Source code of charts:
☆ ☆ ☆ ☆ ☆ ☆ ☆

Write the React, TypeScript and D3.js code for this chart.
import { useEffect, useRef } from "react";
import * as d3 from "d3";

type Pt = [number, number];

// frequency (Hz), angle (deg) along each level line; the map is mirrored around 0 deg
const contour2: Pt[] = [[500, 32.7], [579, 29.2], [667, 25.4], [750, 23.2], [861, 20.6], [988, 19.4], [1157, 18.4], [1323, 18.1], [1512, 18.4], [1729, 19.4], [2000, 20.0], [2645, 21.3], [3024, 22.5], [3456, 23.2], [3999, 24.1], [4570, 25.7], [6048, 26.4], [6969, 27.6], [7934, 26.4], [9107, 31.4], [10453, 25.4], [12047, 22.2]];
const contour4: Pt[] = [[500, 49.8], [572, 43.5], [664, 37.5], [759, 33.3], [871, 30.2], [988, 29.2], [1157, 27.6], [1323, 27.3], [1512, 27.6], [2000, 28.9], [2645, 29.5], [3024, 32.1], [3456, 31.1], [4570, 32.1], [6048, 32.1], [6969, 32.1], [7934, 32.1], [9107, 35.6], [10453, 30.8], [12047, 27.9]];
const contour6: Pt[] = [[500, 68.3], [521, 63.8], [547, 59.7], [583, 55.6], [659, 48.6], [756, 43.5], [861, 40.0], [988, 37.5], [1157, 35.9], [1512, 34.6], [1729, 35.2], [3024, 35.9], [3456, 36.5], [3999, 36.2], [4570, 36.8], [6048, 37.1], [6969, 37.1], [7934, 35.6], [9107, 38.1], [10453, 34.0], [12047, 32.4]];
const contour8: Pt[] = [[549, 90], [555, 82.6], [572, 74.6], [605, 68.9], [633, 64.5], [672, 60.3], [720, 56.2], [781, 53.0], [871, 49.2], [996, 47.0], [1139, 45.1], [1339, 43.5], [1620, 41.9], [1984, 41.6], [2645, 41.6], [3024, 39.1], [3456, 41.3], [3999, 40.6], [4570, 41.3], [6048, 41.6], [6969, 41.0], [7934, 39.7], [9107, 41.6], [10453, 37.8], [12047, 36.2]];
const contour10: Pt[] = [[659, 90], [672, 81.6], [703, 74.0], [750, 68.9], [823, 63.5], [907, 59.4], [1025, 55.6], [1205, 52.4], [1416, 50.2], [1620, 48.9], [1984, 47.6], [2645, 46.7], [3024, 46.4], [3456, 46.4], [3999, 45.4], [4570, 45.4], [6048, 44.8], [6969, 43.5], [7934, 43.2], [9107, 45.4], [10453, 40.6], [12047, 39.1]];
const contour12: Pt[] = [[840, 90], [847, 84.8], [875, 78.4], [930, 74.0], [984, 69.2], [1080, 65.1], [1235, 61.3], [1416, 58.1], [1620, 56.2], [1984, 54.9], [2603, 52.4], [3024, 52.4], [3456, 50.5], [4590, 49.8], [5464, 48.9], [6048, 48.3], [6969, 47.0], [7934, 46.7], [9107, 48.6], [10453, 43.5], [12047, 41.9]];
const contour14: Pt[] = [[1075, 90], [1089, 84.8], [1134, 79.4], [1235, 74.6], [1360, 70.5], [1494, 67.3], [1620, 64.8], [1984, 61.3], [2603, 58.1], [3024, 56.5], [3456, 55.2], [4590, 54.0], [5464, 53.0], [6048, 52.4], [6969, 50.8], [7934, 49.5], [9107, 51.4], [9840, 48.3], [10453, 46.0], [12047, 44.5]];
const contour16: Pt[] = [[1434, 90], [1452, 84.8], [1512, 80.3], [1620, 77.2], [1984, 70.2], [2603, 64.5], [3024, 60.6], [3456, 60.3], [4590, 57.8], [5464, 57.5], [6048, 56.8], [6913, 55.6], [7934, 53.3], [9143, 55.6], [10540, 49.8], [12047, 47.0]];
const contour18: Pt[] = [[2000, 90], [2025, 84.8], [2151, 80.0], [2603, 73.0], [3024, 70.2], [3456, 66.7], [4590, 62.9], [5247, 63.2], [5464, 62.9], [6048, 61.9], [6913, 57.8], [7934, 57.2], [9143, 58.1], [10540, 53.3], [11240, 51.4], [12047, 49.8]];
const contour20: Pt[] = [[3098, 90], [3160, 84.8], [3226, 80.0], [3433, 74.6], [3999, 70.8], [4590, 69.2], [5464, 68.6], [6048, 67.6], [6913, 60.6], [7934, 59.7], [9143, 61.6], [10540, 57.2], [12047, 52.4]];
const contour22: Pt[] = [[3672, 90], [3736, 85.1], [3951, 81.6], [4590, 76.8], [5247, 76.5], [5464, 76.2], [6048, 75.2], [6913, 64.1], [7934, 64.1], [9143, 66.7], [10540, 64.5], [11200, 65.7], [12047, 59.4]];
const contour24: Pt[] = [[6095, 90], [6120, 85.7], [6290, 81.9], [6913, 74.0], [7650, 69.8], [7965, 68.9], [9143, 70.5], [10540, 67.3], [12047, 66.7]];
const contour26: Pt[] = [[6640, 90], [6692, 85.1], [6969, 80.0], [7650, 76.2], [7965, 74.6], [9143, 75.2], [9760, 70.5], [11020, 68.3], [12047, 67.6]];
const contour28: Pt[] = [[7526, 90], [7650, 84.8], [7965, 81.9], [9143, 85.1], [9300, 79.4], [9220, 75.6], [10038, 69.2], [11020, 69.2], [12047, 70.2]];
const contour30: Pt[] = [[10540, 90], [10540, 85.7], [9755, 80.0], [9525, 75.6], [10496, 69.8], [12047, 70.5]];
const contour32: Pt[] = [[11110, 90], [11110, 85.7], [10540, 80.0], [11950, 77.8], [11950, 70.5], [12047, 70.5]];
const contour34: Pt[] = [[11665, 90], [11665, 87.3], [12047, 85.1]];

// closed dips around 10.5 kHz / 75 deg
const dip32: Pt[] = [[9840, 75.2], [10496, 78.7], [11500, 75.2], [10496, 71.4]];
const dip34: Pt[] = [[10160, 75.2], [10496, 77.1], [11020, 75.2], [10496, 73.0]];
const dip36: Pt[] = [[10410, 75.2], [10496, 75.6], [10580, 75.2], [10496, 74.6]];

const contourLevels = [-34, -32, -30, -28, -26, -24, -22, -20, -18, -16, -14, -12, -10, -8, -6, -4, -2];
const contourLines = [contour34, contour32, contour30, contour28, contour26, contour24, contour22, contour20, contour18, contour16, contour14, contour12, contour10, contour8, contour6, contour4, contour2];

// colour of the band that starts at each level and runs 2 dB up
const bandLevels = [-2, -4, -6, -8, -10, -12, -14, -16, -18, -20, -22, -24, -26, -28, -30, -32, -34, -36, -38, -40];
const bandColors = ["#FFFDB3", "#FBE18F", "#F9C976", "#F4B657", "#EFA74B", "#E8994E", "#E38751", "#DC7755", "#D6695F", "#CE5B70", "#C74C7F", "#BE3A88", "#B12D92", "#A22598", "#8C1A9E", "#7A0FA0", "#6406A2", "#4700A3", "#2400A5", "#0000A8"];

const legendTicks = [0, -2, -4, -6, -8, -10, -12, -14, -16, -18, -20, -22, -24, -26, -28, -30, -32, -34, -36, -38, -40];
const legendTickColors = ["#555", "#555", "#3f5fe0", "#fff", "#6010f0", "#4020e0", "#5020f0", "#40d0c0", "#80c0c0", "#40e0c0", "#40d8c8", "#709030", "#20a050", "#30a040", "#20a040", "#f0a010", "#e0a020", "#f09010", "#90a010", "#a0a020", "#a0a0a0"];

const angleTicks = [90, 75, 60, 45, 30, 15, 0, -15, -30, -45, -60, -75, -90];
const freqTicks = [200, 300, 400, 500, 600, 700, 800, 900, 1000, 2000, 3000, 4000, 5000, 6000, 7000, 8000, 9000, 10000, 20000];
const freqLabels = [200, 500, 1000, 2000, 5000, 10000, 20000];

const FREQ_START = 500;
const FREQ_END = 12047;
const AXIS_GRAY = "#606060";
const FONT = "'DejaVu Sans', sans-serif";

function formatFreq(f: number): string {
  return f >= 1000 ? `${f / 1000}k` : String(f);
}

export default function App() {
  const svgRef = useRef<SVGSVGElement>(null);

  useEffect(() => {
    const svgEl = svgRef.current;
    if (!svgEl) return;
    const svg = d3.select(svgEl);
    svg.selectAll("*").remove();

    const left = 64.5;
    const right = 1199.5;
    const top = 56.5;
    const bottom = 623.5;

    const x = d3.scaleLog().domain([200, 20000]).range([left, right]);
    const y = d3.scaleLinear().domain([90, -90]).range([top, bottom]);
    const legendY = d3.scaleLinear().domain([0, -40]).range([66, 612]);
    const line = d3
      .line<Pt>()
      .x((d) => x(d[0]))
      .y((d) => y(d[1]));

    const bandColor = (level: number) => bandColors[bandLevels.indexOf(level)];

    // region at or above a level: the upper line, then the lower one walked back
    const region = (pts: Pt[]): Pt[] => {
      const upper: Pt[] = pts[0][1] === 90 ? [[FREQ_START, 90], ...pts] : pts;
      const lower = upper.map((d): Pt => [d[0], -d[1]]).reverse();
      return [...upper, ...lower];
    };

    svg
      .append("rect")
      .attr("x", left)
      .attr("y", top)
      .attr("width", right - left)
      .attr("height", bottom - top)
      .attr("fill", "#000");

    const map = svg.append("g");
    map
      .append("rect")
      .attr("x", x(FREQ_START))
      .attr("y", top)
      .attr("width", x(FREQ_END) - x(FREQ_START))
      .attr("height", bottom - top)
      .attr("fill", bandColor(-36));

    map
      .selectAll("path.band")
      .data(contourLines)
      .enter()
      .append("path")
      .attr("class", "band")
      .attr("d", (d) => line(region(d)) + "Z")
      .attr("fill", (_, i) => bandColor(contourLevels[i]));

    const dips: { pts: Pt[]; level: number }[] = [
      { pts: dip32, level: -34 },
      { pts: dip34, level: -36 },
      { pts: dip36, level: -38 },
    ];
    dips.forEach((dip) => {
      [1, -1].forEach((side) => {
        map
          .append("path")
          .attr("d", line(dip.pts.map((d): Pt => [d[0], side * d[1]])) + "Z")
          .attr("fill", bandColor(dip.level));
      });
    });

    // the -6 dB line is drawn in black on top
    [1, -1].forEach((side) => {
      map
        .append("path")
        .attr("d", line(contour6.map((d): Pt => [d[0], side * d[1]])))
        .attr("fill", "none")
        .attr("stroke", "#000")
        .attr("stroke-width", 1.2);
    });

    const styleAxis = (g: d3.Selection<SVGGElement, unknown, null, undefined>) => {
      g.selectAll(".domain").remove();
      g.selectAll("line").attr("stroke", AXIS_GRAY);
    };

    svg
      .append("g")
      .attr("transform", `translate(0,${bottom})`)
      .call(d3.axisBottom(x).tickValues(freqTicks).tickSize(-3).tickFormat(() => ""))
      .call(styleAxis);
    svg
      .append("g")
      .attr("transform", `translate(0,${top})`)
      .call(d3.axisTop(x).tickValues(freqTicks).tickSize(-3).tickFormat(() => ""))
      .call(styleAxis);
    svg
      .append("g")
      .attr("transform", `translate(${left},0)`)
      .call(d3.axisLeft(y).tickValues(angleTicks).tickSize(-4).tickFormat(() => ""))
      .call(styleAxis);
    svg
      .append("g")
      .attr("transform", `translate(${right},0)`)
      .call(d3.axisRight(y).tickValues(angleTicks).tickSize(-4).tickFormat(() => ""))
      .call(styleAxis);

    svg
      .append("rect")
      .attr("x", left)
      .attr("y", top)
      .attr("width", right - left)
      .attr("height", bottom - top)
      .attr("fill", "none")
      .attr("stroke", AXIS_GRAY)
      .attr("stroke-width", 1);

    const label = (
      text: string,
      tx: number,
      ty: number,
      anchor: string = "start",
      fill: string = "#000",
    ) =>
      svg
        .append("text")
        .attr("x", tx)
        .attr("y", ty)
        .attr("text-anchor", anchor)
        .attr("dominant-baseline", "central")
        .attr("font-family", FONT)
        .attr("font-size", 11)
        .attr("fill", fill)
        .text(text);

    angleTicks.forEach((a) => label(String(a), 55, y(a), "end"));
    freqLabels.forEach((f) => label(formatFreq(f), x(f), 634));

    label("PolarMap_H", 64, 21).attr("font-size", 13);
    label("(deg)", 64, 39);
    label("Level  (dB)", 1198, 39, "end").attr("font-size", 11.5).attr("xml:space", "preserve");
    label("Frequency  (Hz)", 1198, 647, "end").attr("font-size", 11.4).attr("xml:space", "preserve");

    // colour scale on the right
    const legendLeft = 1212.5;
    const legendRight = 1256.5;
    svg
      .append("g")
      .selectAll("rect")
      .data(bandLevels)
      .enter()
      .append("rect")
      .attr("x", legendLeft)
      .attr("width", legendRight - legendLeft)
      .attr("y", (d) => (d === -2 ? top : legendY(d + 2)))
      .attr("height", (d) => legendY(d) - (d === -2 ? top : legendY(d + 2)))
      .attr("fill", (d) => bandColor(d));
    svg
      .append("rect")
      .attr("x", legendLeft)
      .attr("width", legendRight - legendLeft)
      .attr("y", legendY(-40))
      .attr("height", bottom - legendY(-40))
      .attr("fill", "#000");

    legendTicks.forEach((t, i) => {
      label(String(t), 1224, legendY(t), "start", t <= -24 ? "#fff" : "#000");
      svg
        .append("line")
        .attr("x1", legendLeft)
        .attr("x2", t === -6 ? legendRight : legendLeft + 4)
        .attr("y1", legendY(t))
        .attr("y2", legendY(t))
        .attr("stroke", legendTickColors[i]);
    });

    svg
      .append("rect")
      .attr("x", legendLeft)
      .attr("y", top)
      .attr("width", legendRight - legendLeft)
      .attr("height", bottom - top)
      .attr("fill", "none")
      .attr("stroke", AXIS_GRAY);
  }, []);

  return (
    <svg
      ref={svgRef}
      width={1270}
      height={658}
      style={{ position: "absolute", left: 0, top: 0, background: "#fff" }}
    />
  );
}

☆ ☆ ☆ ☆ ☆ ☆ ☆

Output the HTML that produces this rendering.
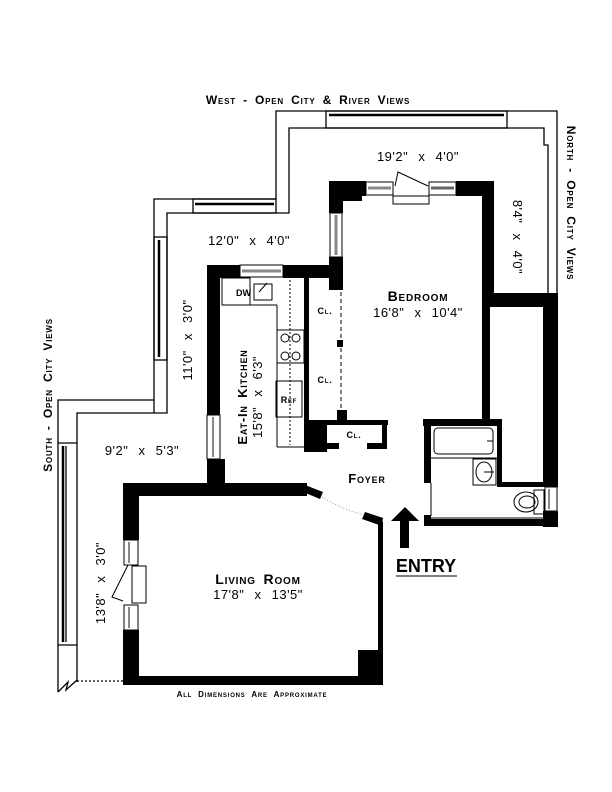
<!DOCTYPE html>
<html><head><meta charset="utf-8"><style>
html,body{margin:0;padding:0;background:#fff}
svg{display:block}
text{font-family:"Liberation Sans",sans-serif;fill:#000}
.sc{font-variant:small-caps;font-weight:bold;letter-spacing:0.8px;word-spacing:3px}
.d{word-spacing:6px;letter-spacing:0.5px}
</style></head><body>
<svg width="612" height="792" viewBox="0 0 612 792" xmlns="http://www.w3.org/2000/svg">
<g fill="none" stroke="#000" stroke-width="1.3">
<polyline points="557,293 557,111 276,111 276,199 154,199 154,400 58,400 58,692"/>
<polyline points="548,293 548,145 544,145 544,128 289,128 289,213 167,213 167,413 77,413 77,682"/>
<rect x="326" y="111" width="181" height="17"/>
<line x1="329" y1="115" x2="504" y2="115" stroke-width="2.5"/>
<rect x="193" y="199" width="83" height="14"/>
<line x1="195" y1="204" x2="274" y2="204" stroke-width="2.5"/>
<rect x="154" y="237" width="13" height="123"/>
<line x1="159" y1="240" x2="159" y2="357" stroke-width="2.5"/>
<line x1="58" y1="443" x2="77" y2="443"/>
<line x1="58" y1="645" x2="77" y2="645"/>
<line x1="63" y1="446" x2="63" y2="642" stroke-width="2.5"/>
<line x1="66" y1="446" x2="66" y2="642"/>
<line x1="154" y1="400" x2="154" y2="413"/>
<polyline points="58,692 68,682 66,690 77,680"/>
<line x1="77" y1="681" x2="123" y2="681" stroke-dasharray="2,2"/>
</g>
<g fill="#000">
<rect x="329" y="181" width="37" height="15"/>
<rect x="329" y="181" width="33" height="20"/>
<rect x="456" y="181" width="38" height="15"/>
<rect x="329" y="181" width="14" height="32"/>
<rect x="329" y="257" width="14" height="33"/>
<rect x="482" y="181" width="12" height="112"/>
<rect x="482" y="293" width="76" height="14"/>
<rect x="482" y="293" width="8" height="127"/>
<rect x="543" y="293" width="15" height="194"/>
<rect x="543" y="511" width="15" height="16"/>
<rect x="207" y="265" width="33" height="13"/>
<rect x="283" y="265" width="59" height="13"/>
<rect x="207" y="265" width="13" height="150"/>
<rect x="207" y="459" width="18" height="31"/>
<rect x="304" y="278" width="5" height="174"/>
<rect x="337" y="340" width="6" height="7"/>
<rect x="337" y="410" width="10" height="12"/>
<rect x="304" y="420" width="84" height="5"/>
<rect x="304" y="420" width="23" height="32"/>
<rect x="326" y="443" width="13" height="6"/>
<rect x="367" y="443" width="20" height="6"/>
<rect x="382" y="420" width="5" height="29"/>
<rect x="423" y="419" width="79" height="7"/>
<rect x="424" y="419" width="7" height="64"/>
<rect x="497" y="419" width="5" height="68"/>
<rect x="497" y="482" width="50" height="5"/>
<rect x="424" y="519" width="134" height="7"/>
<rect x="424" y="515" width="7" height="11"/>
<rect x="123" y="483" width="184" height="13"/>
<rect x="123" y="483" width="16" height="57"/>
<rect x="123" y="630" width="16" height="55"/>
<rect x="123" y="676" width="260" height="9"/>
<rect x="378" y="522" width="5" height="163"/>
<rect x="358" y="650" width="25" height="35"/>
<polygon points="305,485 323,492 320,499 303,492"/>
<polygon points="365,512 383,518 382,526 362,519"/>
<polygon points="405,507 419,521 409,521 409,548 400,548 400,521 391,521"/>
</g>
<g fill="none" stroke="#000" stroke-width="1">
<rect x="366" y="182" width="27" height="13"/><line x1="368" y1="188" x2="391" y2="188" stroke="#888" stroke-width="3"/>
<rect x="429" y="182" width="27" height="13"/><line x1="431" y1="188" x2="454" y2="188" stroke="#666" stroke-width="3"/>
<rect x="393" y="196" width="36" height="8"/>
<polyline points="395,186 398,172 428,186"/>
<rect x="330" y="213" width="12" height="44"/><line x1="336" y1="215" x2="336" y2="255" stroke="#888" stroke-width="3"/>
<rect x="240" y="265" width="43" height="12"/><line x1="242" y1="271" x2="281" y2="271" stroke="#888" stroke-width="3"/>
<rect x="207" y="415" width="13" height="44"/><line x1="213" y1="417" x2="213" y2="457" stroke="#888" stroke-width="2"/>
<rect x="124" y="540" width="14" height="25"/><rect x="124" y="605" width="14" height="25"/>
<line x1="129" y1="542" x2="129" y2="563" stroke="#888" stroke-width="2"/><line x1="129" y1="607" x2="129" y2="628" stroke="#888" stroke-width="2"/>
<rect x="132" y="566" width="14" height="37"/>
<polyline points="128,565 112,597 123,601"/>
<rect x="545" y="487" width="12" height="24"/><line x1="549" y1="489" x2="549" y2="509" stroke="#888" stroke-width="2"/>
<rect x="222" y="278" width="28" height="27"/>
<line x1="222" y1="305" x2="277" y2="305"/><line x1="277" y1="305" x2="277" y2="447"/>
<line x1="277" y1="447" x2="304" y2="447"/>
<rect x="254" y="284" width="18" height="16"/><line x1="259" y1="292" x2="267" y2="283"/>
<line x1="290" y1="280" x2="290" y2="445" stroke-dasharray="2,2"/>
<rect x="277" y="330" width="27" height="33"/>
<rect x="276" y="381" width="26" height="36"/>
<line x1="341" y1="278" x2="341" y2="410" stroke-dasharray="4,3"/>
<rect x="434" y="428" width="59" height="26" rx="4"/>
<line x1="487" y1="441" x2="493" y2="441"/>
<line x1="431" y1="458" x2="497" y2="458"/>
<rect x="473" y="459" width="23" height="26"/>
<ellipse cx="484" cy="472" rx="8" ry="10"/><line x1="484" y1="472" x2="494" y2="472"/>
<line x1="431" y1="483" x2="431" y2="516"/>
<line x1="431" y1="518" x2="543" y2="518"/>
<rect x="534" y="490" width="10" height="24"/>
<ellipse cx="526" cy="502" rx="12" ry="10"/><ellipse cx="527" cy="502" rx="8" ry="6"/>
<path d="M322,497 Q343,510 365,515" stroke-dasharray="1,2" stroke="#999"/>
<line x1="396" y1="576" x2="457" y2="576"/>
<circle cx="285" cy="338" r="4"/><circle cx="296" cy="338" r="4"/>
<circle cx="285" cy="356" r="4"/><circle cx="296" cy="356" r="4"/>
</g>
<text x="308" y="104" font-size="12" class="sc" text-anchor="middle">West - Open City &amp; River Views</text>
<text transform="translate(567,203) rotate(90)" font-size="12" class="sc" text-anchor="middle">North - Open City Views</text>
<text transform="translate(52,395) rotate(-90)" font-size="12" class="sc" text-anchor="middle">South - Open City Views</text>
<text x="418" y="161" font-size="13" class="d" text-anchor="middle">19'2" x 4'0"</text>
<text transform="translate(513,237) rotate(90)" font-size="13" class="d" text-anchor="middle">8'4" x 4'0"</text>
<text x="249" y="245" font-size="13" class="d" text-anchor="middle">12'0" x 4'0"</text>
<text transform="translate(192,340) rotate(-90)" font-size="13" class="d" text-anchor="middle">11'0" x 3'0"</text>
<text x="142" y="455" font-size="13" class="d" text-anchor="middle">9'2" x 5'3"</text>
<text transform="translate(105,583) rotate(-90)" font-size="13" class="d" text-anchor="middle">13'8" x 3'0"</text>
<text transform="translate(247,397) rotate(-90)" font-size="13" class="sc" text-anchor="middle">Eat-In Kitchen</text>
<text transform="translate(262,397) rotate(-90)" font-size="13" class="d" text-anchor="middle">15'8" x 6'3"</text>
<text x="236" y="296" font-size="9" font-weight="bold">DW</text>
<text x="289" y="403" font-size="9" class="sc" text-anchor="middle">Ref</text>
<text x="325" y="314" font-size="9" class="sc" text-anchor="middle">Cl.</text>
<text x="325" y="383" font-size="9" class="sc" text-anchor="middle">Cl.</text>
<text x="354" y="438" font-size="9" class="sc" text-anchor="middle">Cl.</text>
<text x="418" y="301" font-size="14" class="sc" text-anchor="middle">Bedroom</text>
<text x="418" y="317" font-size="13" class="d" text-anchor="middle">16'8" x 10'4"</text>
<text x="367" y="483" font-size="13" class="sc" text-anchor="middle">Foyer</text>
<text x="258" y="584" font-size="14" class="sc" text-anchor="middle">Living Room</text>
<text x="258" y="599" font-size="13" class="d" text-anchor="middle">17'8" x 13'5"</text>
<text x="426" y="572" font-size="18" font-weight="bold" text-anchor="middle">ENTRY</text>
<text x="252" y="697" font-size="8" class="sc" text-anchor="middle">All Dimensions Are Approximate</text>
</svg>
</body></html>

☆ ☆ ☆ ☆ ☆ ☆ ☆

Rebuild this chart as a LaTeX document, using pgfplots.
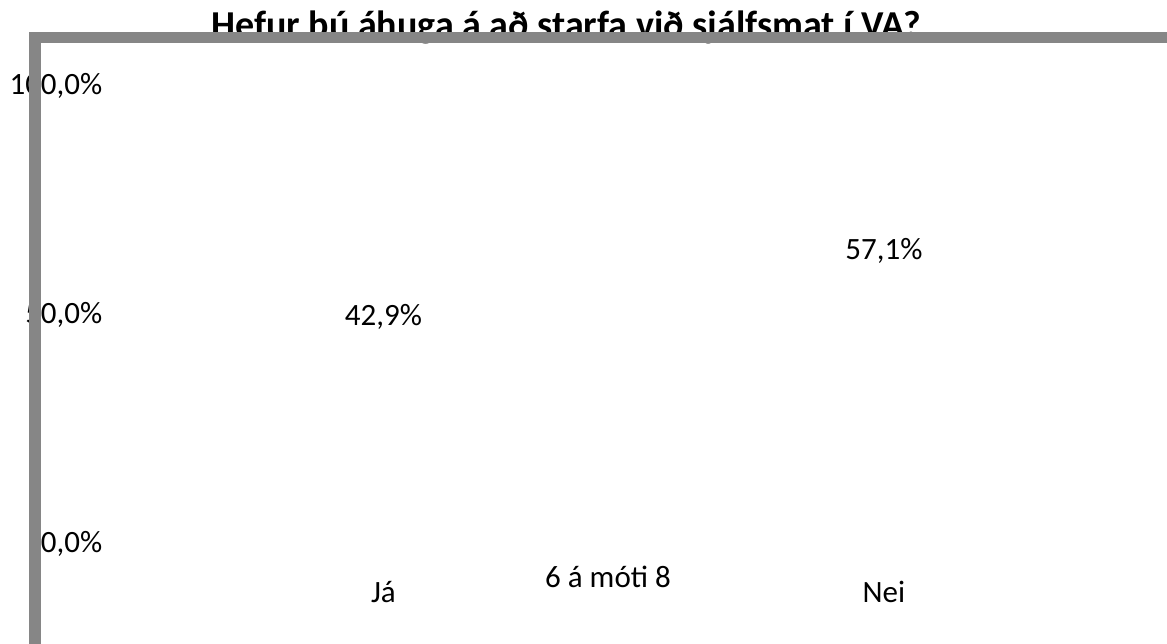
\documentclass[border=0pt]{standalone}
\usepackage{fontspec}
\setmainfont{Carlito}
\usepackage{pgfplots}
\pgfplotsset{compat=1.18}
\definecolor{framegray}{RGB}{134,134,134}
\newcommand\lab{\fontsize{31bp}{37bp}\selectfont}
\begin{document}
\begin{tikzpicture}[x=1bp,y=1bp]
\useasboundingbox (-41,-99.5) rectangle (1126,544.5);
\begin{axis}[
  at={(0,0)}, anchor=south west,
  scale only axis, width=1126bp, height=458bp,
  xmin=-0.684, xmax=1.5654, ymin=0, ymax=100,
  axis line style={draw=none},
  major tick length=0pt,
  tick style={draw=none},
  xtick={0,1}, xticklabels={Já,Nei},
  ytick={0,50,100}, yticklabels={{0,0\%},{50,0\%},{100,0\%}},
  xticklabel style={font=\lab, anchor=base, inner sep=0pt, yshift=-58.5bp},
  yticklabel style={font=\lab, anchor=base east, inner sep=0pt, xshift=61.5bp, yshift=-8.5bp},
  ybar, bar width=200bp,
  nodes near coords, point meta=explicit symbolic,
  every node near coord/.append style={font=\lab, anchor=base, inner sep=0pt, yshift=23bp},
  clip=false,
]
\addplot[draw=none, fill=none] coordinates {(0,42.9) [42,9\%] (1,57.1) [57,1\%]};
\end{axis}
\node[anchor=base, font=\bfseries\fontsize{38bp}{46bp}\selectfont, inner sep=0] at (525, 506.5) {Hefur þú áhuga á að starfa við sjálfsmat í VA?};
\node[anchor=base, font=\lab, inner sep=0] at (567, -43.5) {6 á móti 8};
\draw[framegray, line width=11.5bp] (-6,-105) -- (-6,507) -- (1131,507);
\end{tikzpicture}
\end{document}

☆ ☆ ☆ ☆ ☆ ☆ ☆

Exercise instructions: In the records above, locate each line with the word "this". Copy all such lines.

Exercise output:
Write the React, TypeScript and D3.js code for this chart.
Output the HTML that produces this rendering.
Rebuild this chart as a LaTeX document, using pgfplots.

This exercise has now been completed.